● Exercise goal: Pick out every line with the word "this" and copy it.
[Start Supplied information]
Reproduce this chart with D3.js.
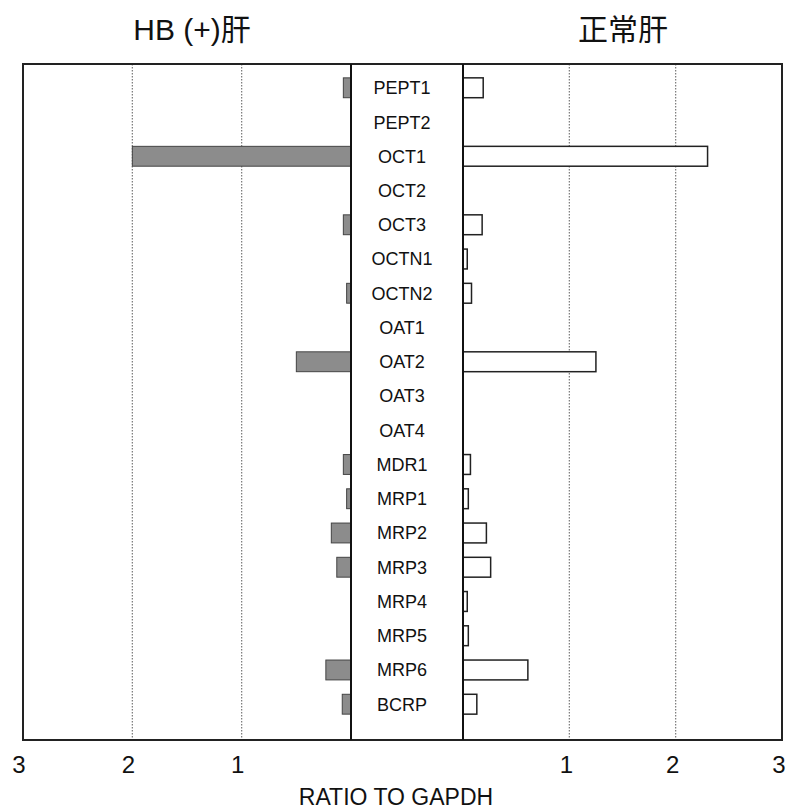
[End Supplied information]
[Start Supplied information]
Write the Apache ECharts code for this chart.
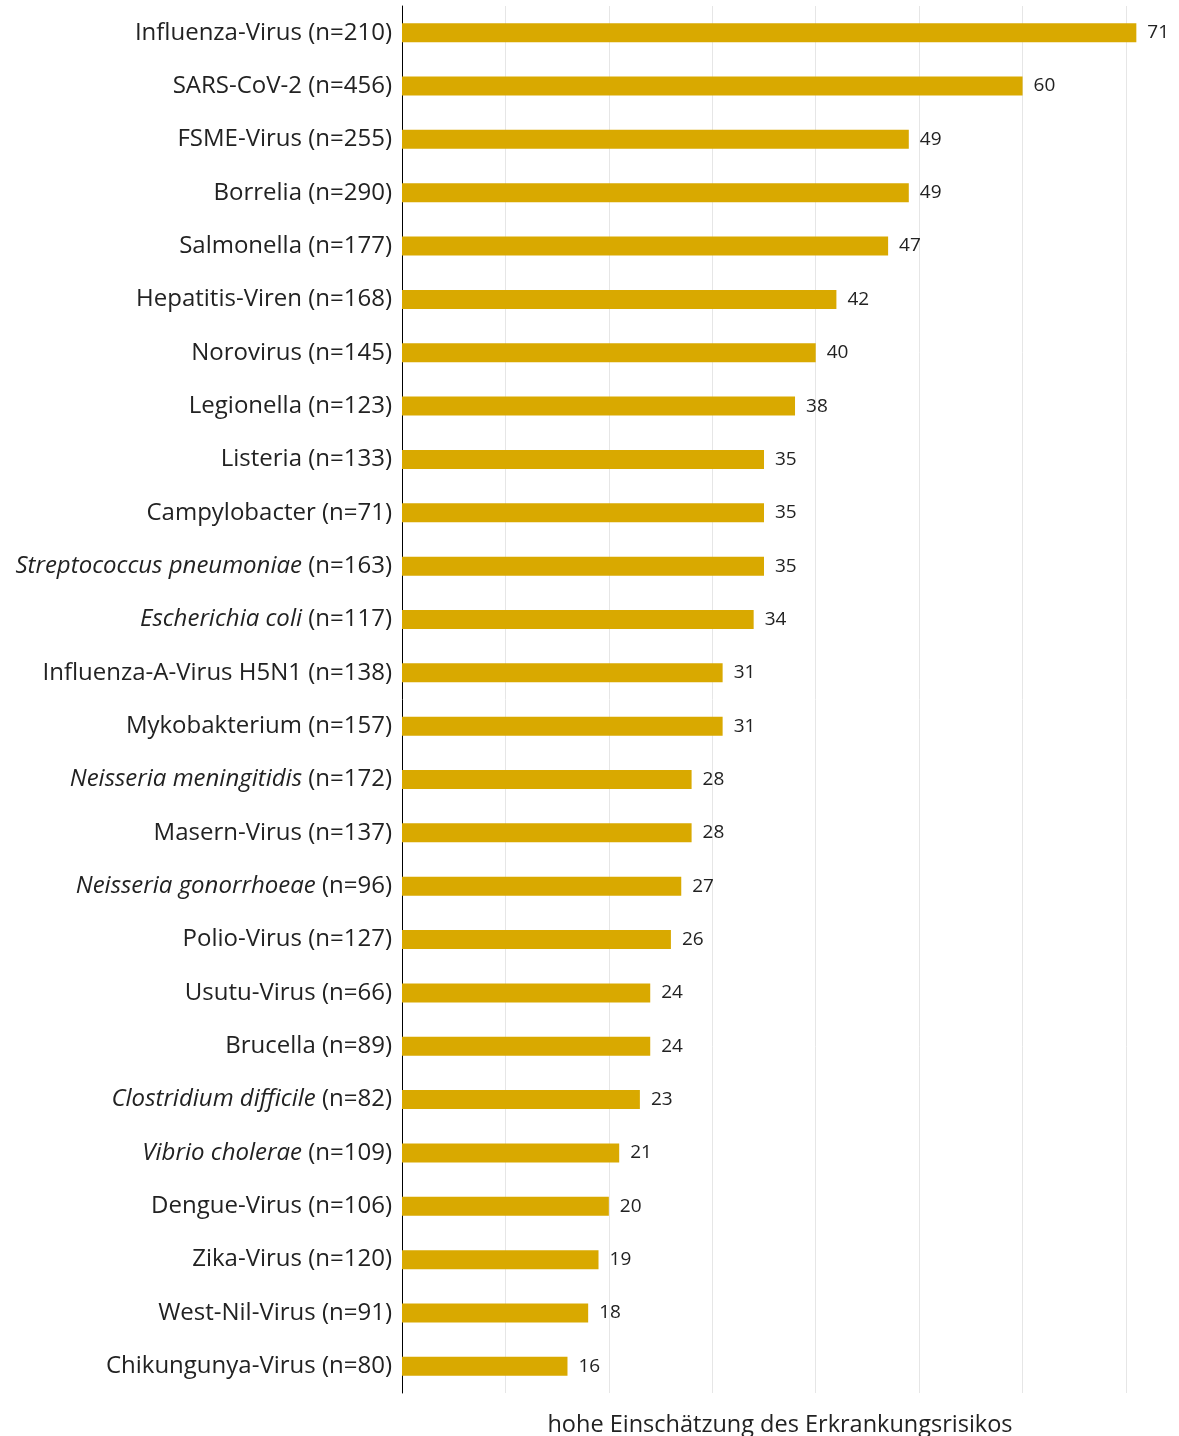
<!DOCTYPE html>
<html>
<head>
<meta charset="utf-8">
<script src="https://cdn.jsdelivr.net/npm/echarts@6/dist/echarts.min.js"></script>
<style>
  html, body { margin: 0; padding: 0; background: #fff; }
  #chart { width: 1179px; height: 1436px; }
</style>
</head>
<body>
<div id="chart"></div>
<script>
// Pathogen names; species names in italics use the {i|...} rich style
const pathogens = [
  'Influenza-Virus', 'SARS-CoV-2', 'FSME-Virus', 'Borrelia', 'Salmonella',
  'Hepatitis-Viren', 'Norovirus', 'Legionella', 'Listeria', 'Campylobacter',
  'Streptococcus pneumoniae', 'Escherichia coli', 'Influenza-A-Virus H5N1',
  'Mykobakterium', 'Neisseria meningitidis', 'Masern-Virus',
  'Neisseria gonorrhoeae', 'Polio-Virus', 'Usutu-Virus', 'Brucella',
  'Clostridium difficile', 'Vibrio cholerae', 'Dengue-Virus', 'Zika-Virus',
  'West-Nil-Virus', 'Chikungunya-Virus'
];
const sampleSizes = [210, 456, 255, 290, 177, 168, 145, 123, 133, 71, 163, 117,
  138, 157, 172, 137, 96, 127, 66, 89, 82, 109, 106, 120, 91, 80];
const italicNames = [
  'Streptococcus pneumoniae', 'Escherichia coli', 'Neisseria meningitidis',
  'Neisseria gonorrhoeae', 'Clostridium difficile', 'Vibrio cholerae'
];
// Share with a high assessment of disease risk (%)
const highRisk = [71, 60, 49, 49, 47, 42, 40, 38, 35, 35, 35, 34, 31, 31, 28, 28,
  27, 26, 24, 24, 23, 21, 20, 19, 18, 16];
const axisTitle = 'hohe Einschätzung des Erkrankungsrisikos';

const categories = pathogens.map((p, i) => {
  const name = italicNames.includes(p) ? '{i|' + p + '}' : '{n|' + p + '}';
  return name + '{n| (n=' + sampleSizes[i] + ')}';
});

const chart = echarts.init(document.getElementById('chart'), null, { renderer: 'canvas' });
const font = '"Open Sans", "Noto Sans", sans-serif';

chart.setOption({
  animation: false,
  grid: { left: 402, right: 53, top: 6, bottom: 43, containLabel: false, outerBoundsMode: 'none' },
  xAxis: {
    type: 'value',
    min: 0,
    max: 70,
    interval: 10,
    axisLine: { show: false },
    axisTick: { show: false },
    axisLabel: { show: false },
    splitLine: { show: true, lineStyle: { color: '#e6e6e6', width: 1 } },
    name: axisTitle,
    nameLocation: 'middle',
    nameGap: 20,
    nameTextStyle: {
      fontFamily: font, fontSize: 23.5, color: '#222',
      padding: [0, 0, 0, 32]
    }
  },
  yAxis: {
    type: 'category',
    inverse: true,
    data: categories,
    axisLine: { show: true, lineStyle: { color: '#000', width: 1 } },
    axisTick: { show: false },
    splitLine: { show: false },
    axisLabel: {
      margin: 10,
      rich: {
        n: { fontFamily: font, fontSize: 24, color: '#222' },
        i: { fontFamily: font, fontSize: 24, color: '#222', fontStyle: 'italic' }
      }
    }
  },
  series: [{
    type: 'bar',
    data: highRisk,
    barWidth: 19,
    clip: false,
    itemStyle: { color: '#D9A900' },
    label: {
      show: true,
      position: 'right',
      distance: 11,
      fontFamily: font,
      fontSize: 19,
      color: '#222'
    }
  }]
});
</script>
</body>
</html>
[End Supplied information]
● Answer:
Reproduce this chart with D3.js.
Write the Apache ECharts code for this chart.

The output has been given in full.